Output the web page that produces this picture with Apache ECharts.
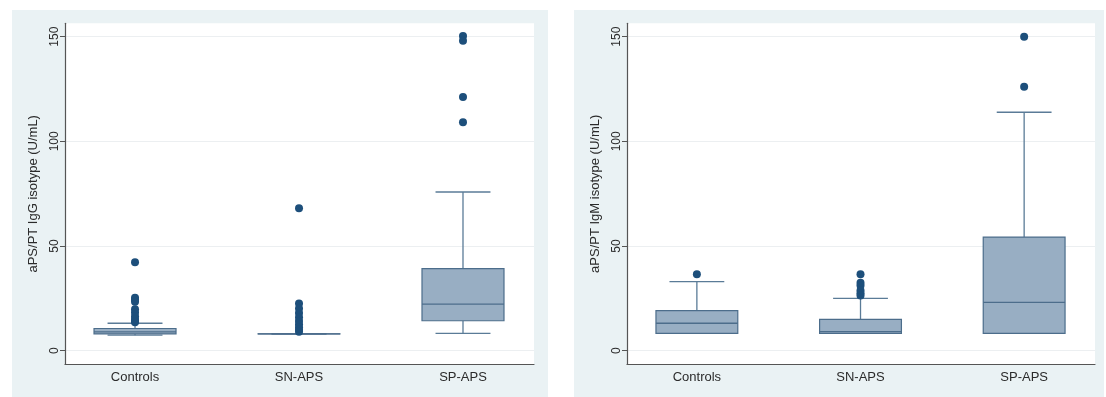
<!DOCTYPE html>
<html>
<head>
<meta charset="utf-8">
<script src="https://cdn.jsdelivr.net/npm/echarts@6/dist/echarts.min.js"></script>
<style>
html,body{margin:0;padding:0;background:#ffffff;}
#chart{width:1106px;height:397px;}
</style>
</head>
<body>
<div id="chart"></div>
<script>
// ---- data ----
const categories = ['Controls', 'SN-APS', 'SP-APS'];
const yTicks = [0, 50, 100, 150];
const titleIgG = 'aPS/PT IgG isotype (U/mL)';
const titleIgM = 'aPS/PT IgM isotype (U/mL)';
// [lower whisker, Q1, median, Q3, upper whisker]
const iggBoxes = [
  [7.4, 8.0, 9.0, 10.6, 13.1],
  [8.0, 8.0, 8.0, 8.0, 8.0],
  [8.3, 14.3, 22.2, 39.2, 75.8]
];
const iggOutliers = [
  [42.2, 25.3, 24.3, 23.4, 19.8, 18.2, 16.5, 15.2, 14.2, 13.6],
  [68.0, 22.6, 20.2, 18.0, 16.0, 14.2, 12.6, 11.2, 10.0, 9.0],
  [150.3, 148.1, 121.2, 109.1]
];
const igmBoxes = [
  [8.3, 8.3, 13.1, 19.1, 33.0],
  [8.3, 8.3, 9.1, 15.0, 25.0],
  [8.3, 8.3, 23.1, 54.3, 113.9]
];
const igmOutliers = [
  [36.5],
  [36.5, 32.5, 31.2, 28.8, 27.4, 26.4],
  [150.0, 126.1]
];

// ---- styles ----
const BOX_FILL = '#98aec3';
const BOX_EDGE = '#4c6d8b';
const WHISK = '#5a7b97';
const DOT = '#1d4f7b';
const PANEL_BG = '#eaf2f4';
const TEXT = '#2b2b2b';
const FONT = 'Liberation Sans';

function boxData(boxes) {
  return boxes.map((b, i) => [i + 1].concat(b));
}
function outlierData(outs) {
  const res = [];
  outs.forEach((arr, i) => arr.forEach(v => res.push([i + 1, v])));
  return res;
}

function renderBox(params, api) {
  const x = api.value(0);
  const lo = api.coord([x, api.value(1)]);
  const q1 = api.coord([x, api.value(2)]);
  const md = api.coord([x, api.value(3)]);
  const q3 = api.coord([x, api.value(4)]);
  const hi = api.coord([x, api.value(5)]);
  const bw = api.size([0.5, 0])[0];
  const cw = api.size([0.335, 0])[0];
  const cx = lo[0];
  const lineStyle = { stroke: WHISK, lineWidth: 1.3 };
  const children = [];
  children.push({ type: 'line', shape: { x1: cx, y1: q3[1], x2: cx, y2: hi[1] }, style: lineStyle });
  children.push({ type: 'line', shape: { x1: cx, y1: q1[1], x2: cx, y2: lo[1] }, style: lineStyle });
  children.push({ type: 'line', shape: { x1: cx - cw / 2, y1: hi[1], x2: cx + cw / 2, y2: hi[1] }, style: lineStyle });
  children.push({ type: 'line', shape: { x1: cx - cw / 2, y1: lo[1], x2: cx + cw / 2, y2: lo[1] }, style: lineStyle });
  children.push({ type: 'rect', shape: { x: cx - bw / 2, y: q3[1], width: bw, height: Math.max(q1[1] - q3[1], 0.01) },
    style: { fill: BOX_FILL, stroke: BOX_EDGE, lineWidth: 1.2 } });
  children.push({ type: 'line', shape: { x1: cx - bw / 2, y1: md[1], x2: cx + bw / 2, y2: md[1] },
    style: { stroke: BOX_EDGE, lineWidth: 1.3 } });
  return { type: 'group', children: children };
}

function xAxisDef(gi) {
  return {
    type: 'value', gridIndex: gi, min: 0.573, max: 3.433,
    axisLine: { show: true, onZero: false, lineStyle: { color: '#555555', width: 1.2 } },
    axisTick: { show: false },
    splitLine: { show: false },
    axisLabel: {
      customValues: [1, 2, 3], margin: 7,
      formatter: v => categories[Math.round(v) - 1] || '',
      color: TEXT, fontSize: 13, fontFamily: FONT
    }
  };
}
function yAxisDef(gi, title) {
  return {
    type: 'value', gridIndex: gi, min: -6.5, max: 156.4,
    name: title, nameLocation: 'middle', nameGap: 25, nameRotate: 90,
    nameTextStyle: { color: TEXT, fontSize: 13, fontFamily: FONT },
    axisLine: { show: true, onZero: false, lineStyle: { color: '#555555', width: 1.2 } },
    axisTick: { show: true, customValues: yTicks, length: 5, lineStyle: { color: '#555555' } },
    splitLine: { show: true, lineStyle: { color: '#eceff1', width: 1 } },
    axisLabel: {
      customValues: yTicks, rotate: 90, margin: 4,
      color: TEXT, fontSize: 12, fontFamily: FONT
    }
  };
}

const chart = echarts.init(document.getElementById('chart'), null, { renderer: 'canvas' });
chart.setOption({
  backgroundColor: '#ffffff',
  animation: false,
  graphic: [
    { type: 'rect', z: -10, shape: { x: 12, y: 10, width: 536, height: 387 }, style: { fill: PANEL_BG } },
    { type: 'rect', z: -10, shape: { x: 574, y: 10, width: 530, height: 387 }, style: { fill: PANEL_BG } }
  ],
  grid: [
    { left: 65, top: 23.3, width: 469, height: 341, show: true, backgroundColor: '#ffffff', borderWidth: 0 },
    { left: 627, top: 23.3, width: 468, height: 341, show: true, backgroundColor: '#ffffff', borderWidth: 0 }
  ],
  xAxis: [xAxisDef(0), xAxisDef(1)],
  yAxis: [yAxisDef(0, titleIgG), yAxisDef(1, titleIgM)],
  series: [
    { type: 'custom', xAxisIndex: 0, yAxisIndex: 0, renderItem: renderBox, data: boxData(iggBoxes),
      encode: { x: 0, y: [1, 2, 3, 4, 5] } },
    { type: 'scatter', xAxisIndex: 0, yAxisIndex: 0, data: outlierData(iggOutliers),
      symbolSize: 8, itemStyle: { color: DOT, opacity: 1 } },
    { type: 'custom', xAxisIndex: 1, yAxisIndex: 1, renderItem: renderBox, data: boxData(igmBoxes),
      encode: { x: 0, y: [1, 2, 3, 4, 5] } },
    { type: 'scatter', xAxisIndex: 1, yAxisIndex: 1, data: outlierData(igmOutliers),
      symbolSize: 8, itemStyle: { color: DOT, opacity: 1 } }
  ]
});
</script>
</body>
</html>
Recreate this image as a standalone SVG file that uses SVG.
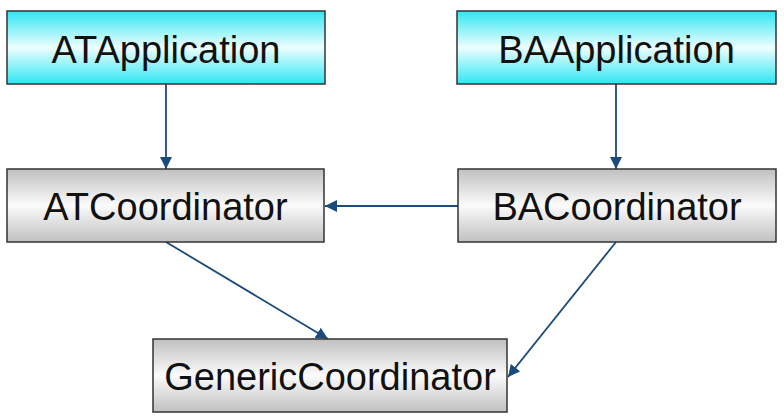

_ _ _ _ _

- **SHORT PROBLEM**: Copy every entry exactly as written. Pictures are excluded.

- **WRITTEN SOLUTION**:
Output the web page that produces this picture with Apache ECharts.
<!DOCTYPE html>
<html>
<head>
<meta charset="utf-8">
<script src="https://cdn.jsdelivr.net/npm/echarts@6/dist/echarts.min.js"></script>
<style>
html,body{margin:0;padding:0;background:#ffffff;}
#chart{width:1106px;height:397px;}
</style>
</head>
<body>
<div id="chart"></div>
<script>
// ---- data ----
const categories = ['Controls', 'SN-APS', 'SP-APS'];
const yTicks = [0, 50, 100, 150];
const titleIgG = 'aPS/PT IgG isotype (U/mL)';
const titleIgM = 'aPS/PT IgM isotype (U/mL)';
// [lower whisker, Q1, median, Q3, upper whisker]
const iggBoxes = [
  [7.4, 8.0, 9.0, 10.6, 13.1],
  [8.0, 8.0, 8.0, 8.0, 8.0],
  [8.3, 14.3, 22.2, 39.2, 75.8]
];
const iggOutliers = [
  [42.2, 25.3, 24.3, 23.4, 19.8, 18.2, 16.5, 15.2, 14.2, 13.6],
  [68.0, 22.6, 20.2, 18.0, 16.0, 14.2, 12.6, 11.2, 10.0, 9.0],
  [150.3, 148.1, 121.2, 109.1]
];
const igmBoxes = [
  [8.3, 8.3, 13.1, 19.1, 33.0],
  [8.3, 8.3, 9.1, 15.0, 25.0],
  [8.3, 8.3, 23.1, 54.3, 113.9]
];
const igmOutliers = [
  [36.5],
  [36.5, 32.5, 31.2, 28.8, 27.4, 26.4],
  [150.0, 126.1]
];

// ---- styles ----
const BOX_FILL = '#98aec3';
const BOX_EDGE = '#4c6d8b';
const WHISK = '#5a7b97';
const DOT = '#1d4f7b';
const PANEL_BG = '#eaf2f4';
const TEXT = '#2b2b2b';
const FONT = 'Liberation Sans';

function boxData(boxes) {
  return boxes.map((b, i) => [i + 1].concat(b));
}
function outlierData(outs) {
  const res = [];
  outs.forEach((arr, i) => arr.forEach(v => res.push([i + 1, v])));
  return res;
}

function renderBox(params, api) {
  const x = api.value(0);
  const lo = api.coord([x, api.value(1)]);
  const q1 = api.coord([x, api.value(2)]);
  const md = api.coord([x, api.value(3)]);
  const q3 = api.coord([x, api.value(4)]);
  const hi = api.coord([x, api.value(5)]);
  const bw = api.size([0.5, 0])[0];
  const cw = api.size([0.335, 0])[0];
  const cx = lo[0];
  const lineStyle = { stroke: WHISK, lineWidth: 1.3 };
  const children = [];
  children.push({ type: 'line', shape: { x1: cx, y1: q3[1], x2: cx, y2: hi[1] }, style: lineStyle });
  children.push({ type: 'line', shape: { x1: cx, y1: q1[1], x2: cx, y2: lo[1] }, style: lineStyle });
  children.push({ type: 'line', shape: { x1: cx - cw / 2, y1: hi[1], x2: cx + cw / 2, y2: hi[1] }, style: lineStyle });
  children.push({ type: 'line', shape: { x1: cx - cw / 2, y1: lo[1], x2: cx + cw / 2, y2: lo[1] }, style: lineStyle });
  children.push({ type: 'rect', shape: { x: cx - bw / 2, y: q3[1], width: bw, height: Math.max(q1[1] - q3[1], 0.01) },
    style: { fill: BOX_FILL, stroke: BOX_EDGE, lineWidth: 1.2 } });
  children.push({ type: 'line', shape: { x1: cx - bw / 2, y1: md[1], x2: cx + bw / 2, y2: md[1] },
    style: { stroke: BOX_EDGE, lineWidth: 1.3 } });
  return { type: 'group', children: children };
}

function xAxisDef(gi) {
  return {
    type: 'value', gridIndex: gi, min: 0.573, max: 3.433,
    axisLine: { show: true, onZero: false, lineStyle: { color: '#555555', width: 1.2 } },
    axisTick: { show: false },
    splitLine: { show: false },
    axisLabel: {
      customValues: [1, 2, 3], margin: 7,
      formatter: v => categories[Math.round(v) - 1] || '',
      color: TEXT, fontSize: 13, fontFamily: FONT
    }
  };
}
function yAxisDef(gi, title) {
  return {
    type: 'value', gridIndex: gi, min: -6.5, max: 156.4,
    name: title, nameLocation: 'middle', nameGap: 25, nameRotate: 90,
    nameTextStyle: { color: TEXT, fontSize: 13, fontFamily: FONT },
    axisLine: { show: true, onZero: false, lineStyle: { color: '#555555', width: 1.2 } },
    axisTick: { show: true, customValues: yTicks, length: 5, lineStyle: { color: '#555555' } },
    splitLine: { show: true, lineStyle: { color: '#eceff1', width: 1 } },
    axisLabel: {
      customValues: yTicks, rotate: 90, margin: 4,
      color: TEXT, fontSize: 12, fontFamily: FONT
    }
  };
}

const chart = echarts.init(document.getElementById('chart'), null, { renderer: 'canvas' });
chart.setOption({
  backgroundColor: '#ffffff',
  animation: false,
  graphic: [
    { type: 'rect', z: -10, shape: { x: 12, y: 10, width: 536, height: 387 }, style: { fill: PANEL_BG } },
    { type: 'rect', z: -10, shape: { x: 574, y: 10, width: 530, height: 387 }, style: { fill: PANEL_BG } }
  ],
  grid: [
    { left: 65, top: 23.3, width: 469, height: 341, show: true, backgroundColor: '#ffffff', borderWidth: 0 },
    { left: 627, top: 23.3, width: 468, height: 341, show: true, backgroundColor: '#ffffff', borderWidth: 0 }
  ],
  xAxis: [xAxisDef(0), xAxisDef(1)],
  yAxis: [yAxisDef(0, titleIgG), yAxisDef(1, titleIgM)],
  series: [
    { type: 'custom', xAxisIndex: 0, yAxisIndex: 0, renderItem: renderBox, data: boxData(iggBoxes),
      encode: { x: 0, y: [1, 2, 3, 4, 5] } },
    { type: 'scatter', xAxisIndex: 0, yAxisIndex: 0, data: outlierData(iggOutliers),
      symbolSize: 8, itemStyle: { color: DOT, opacity: 1 } },
    { type: 'custom', xAxisIndex: 1, yAxisIndex: 1, renderItem: renderBox, data: boxData(igmBoxes),
      encode: { x: 0, y: [1, 2, 3, 4, 5] } },
    { type: 'scatter', xAxisIndex: 1, yAxisIndex: 1, data: outlierData(igmOutliers),
      symbolSize: 8, itemStyle: { color: DOT, opacity: 1 } }
  ]
});
</script>
</body>
</html>
Recreate this image as a standalone SVG file that uses SVG.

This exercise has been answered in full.